Despite major, continuing efforts to cut energy use and find the least expensive energy suppliers, campus consumption totals are nearing UCSB’s 1997-98 all-time high of 14.9 megawatts of electrical energy, according to Jim Dewey, campus energy manager.
Fiscal year 2005-06 saw the campus consume 14.3 megawatts of energy. This “dramatic increase,” said Dewey, is “due to the addition of several energy-intensive buildings, such as engineering sciences, life sciences, marine science-research,” and the demand stemming from growth in student housing and increasingly powerful computer servers.
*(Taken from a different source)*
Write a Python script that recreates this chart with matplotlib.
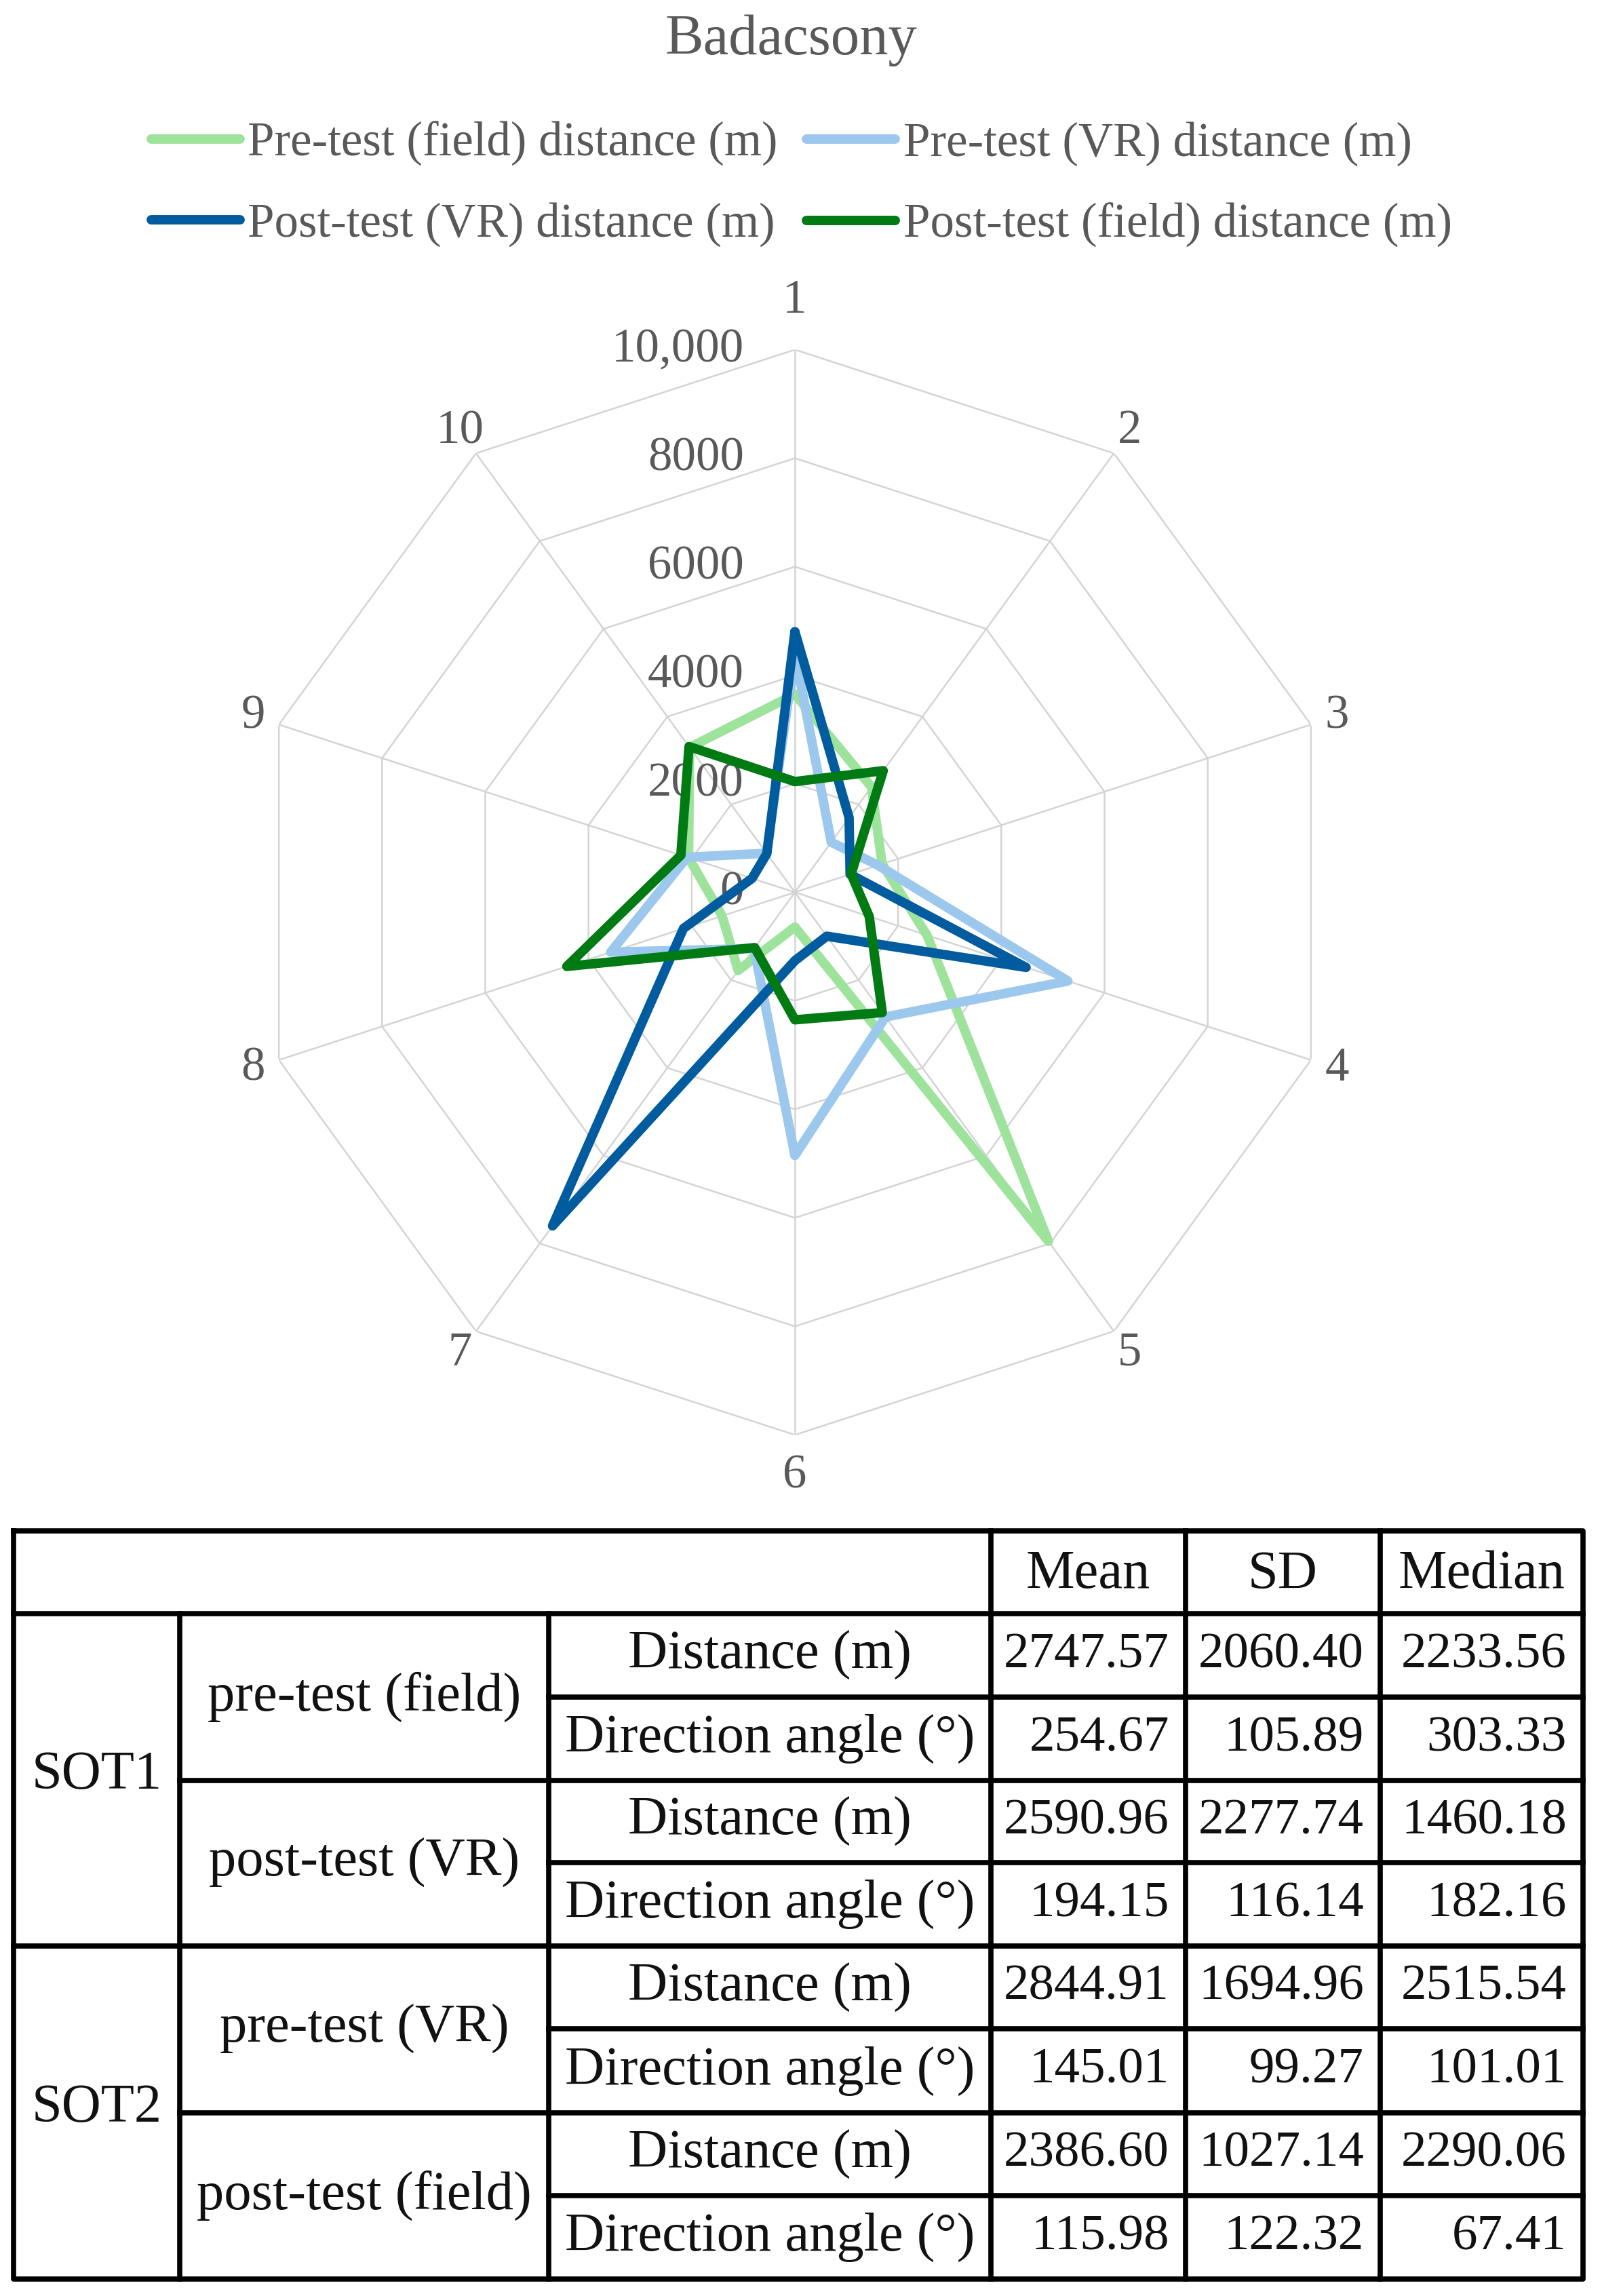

The campus did surpass its 1996-97 electrical bill of around $6.2 million by almost $300,000 this past year. This is due to the fact that the average cost of electricity between FY 1996 to 2001 was 6.4 cents a kilowatt-hour; by 2005 it was over 11 cents per kWh. It looks to be somewhat less in 2006-07, according to Dewey’s annual UCSB Energy Report <http://energy.ucsb.edu>.
Natural gas costs have had a similar increase, but conservation measures are helping to hold the line on this expense so far.
Dewey estimates that UCSB’s total energy conservation programs have saved more than $36.6 million since FY 1997, “enough to build a new academic building,” he estimates. The Physical Facilities Energy Team has also secured some $2.8 million in outside grants since 2003, and is expecting another $1.6 million in energy grants by 2008.
These efforts not only save money and stretch out building life but also act to reduce campus greenhouse gases.